Average residential property prices fell 10 percent during 2015 and are set to drop further this year, according to a new report by consultancy firm Deloitte.
Its annual Real Estate Predictions Report for Dubai also said that while published pipeline forecasts estimate that some 40,000 units will be delivered in 2016, Deloitte suggested that a more realistic number will be about 10,000 units.
The report said that in 2016, average residential prices will decrease further, "reflecting a transition to a more mature market".
It added that although there may be a softening in residential rental prices in some submarkets, this softening won't be to the same degree of recent declines in residential sales prices.
"Over the past 13 years Dubai has experienced development on a scale and to a standard like no other real estate market globally. Along with other regional and international markets it has suffered the effects of the global financial crisis," said Robin Williamson, managing director, Deloitte Corporate Finance Limited.
"Today, it is now maturing and feeling the effects of various market drivers whilst demonstrating strong resilience in certain sectors."

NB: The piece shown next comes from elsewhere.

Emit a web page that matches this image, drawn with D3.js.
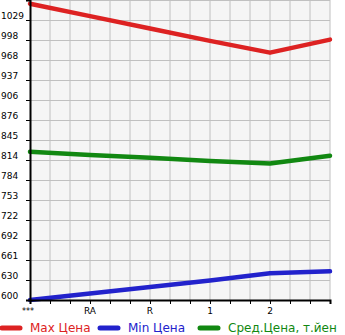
<!DOCTYPE html>
<html>
<head>
<meta charset="utf-8">
<script src="https://cdn.jsdelivr.net/npm/d3@7"></script>
<style>
  body { margin: 0; background: #fff; }
  svg { display: block; font-family: "DejaVu Sans", sans-serif; }
</style>
</head>
<body>
<div id="chart"></div>
<script>
const categories = ['***', 'RA', 'R', '1', '2', ''];
const maxPrice = [1054, 1035, 1016, 997, 979, 999];
const minPrice = [600, 610, 620, 630, 641, 644];
const avgPrice = [827, 822, 818, 813, 809, 821];
const yTickLabels = [600, 630, 661, 692, 722, 753, 784, 814, 845, 876, 906, 937, 968, 998, 1029];
const legendNames = ['Мах Цена', 'Min Цена', 'Сред.Цена, т.йен'];

const width = 345;
const height = 335;
const margin = { top: 0, right: 15, bottom: 35, left: 30 };

const colors = ['#dd2222', '#2222cc', '#118811'];

const svg = d3.select('#chart')
    .append('svg')
    .attr('width', width)
    .attr('height', height);

const x = d3.scalePoint()
    .domain(d3.range(categories.length))
    .range([margin.left, width - margin.right]);

// grid is 20px per y step; tick labels are rounded values
const yStep = (yTickLabels[yTickLabels.length - 1] - yTickLabels[0]) / (yTickLabels.length - 1);
const y = d3.scaleLinear()
    .domain([600, 600 + yStep * 15])
    .range([height - margin.bottom, margin.top]);

// plot background
svg.append('rect')
    .attr('x', margin.left)
    .attr('y', margin.top)
    .attr('width', width - margin.left - margin.right)
    .attr('height', height - margin.top - margin.bottom)
    .attr('fill', '#f5f5f5');

// grid
const gridX = d3.range(margin.left + 20, width - margin.right + 1, 20);
svg.append('g')
    .selectAll('line')
    .data(gridX)
    .enter()
    .append('line')
    .attr('x1', d => d).attr('x2', d => d)
    .attr('y1', margin.top).attr('y2', height - margin.bottom)
    .attr('stroke', '#c0c0c0');

const gridY = d3.range(0, 16).map(i => 600 + i * yStep);
svg.append('g')
    .selectAll('line')
    .data(gridY)
    .enter()
    .append('line')
    .attr('x1', margin.left).attr('x2', width - margin.right)
    .attr('y1', d => Math.round(y(d)) + 0.5).attr('y2', d => Math.round(y(d)) + 0.5)
    .attr('stroke', '#c0c0c0');

// lines
const series = [maxPrice, minPrice, avgPrice];
const lineMaker = d3.line()
    .x((d, i) => x(i))
    .y(d => y(d));

series.forEach((s, k) => {
    svg.append('path')
        .attr('d', lineMaker(s))
        .attr('fill', 'none')
        .attr('stroke', colors[k])
        .attr('stroke-width', 4.5)
        .attr('stroke-linecap', 'round')
        .attr('stroke-linejoin', 'round');
});

// X Axis
const xTickScale = d3.scaleLinear().domain([0, 15]).range([margin.left, width - margin.right]);
const xAxis = svg.append('g')
    .attr('transform', `translate(0, ${height - margin.bottom})`)
    .call(d3.axisBottom(xTickScale).tickValues(d3.range(0, 16)).tickSize(4).tickFormat(''));
xAxis.select('.domain').attr('stroke', '#000').attr('stroke-width', 2);

svg.append('g')
    .selectAll('text')
    .data(categories)
    .enter()
    .append('text')
    .attr('x', (d, i) => x(i) - (i === 0 ? 2 : 0))
    .attr('y', height - margin.bottom + 14)
    .attr('text-anchor', 'middle')
    .attr('font-size', (d, i) => i === 0 ? 8 : 9)
    .attr('fill', '#000')
    .text(d => d);

// Y Axis
const yAxis = svg.append('g')
    .attr('transform', `translate(${margin.left}, 0)`)
    .call(d3.axisLeft(y).tickValues(gridY.slice(0, 15)).tickSize(4).tickFormat(''));
yAxis.select('.domain').attr('stroke', '#000').attr('stroke-width', 2);

svg.append('g')
    .selectAll('text')
    .data(yTickLabels)
    .enter()
    .append('text')
    .attr('x', 1)
    .attr('y', (d, i) => y(gridY[i]) - 1)
    .attr('font-size', 9)
    .attr('fill', '#000')
    .text(d => d);

// legend
const legendX = [0, 98, 198];
const legend = svg.append('g')
    .attr('transform', `translate(0, ${height - 7})`);

legendNames.forEach((name, k) => {
    legend.append('line')
        .attr('x1', legendX[k] + 2).attr('x2', legendX[k] + 20)
        .attr('y1', 0).attr('y2', 0)
        .attr('stroke', colors[k])
        .attr('stroke-width', 5)
        .attr('stroke-linecap', 'round');
    legend.append('text')
        .attr('x', legendX[k] + 30)
        .attr('y', 4)
        .attr('font-size', 12)
        .attr('fill', colors[k])
        .text(name);
});
</script>
</body>
</html>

He added: "Despite the decline in average residential sales prices in Dubai during 2015, price growth over the last four years reflects a compound annual growth rate of 11.6 percent, which outperforms other leading global cities such as London, Paris and Singapore."
Deloitte also said office rental growth in Dubai during 2016 will be slow in some submarkets as a result of supply growth and the power of negotiation will, in general, shift from landlords to tenants.

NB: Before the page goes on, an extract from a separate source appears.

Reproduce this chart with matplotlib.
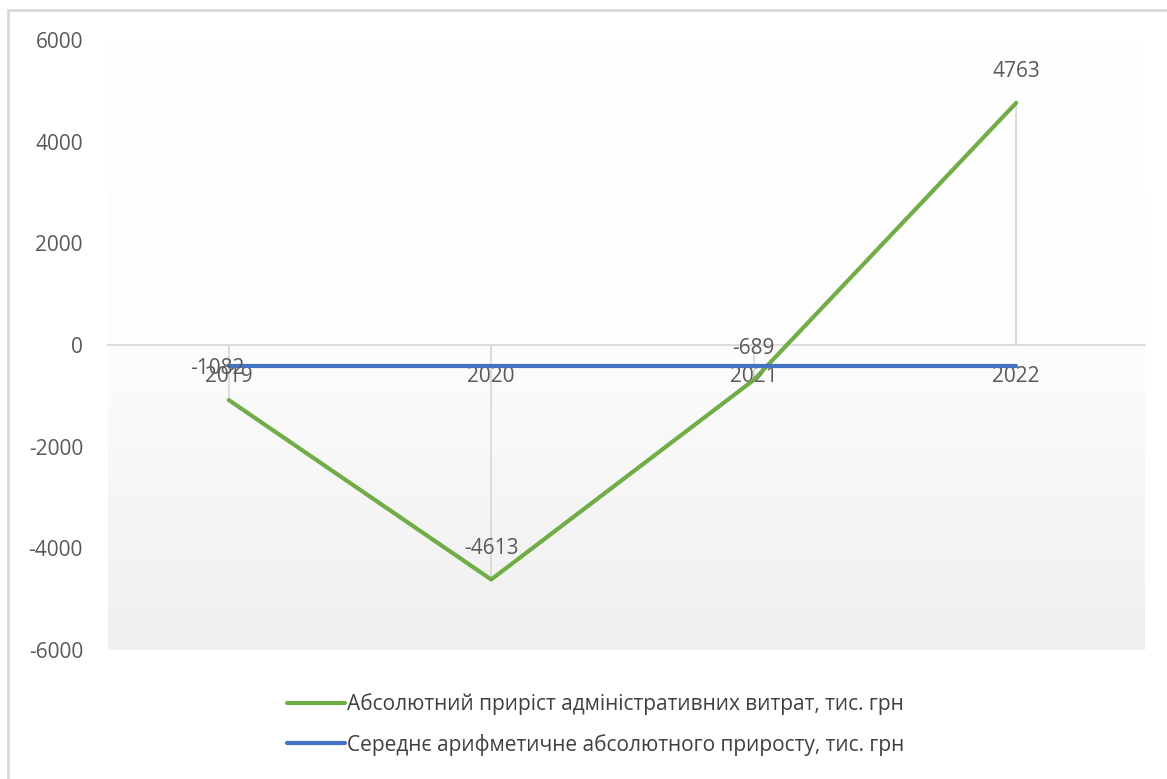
import matplotlib
matplotlib.use("Agg")
import matplotlib.pyplot as plt
import numpy as np
from matplotlib.patches import Rectangle
from matplotlib.colors import LinearSegmentedColormap

# дані
years = ['2019', '2020', '2021', '2022']
growth = [-1082, -4613, -689, 4763]
mean_growth = [-405.25, -405.25, -405.25, -405.25]
label_growth = 'Абсолютний приріст адміністративних витрат, тис. грн'
label_mean = 'Середнє арифметичне абсолютного приросту, тис. грн'

plt.rcParams['font.family'] = ['Open Sans', 'DejaVu Sans']
plt.rcParams['axes.unicode_minus'] = False
txt_col = '#595959'
grid_col = '#d9d9d9'

fig = plt.figure(figsize=(11.67, 7.79), dpi=100)
ax = fig.add_axes([0.0925, 0.1656, 0.8885, 0.7831])

x = np.arange(len(years))

# фон з градієнтом (зверху білий, знизу сірий)
grad = np.linspace(0, 1, 256).reshape(-1, 1)
cmap = LinearSegmentedColormap.from_list('bg', ['#ffffff', '#fdfdfd', '#efefef'])
ax.imshow(grad, aspect='auto', cmap=cmap, extent=[-0.46, 3.49, -6000, 6000],
          zorder=0, origin='upper')

# лінії падіння до осі
ax.vlines(x, 0, growth, color=grid_col, lw=1.3, zorder=1)

ax.plot(x, growth, color='#70AD47', lw=3, label=label_growth, zorder=3,
        solid_capstyle='round')
ax.plot(x, mean_growth, color='#4472C4', lw=3, label=label_mean, zorder=3,
        solid_capstyle='round')

for xi, v in zip(x, growth):
    ax.annotate(str(v), (xi, v), xytext=(-8 if xi == 0 else 0, 15),
                textcoords='offset points', ha='center', va='bottom',
                fontsize=15, color=txt_col, zorder=4)

ax.set_xlim(-0.46, 3.49)
ax.set_ylim(-6000, 6000)
ax.set_yticks(range(-6000, 6001, 2000))
ax.set_xticks(x)
ax.set_xticklabels(years)

for s in ['top', 'right', 'left']:
    ax.spines[s].set_visible(False)
ax.spines['bottom'].set_position(('data', 0))
ax.spines['bottom'].set_color(grid_col)
ax.spines['bottom'].set_linewidth(1.3)
ax.tick_params(axis='x', length=0, pad=15, labelsize=15, labelcolor=txt_col)
ax.tick_params(axis='y', length=0, pad=18, labelsize=15, labelcolor=txt_col)

fig.legend(loc='center left', bbox_to_anchor=(0.246, 0.07), frameon=False,
           fontsize=15, handlelength=2.8, handletextpad=0.1, labelspacing=0.9,
           borderpad=0, borderaxespad=0, labelcolor='#404040')

fig.patches.append(Rectangle((8 / 1167, -0.1), 1.2, 1.1 - 10 / 779,
                             transform=fig.transFigure, fill=False,
                             edgecolor=grid_col, lw=2))

fig.savefig('out.png', dpi=100)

"There will be a trend towards more mixed use office led developments and a greater allocation of space to amenities, which will enable schemes to differentiate against competition as well as a strategy for developers to diversify risk and generate more robust cash flows," Deloitte said.
It added that given the shortage of high quality office space in Dubai, some companies will be more amenable to leasing additional space than is required at present in order to accommodate future expansion, with a view to subletting surplus space in the short term.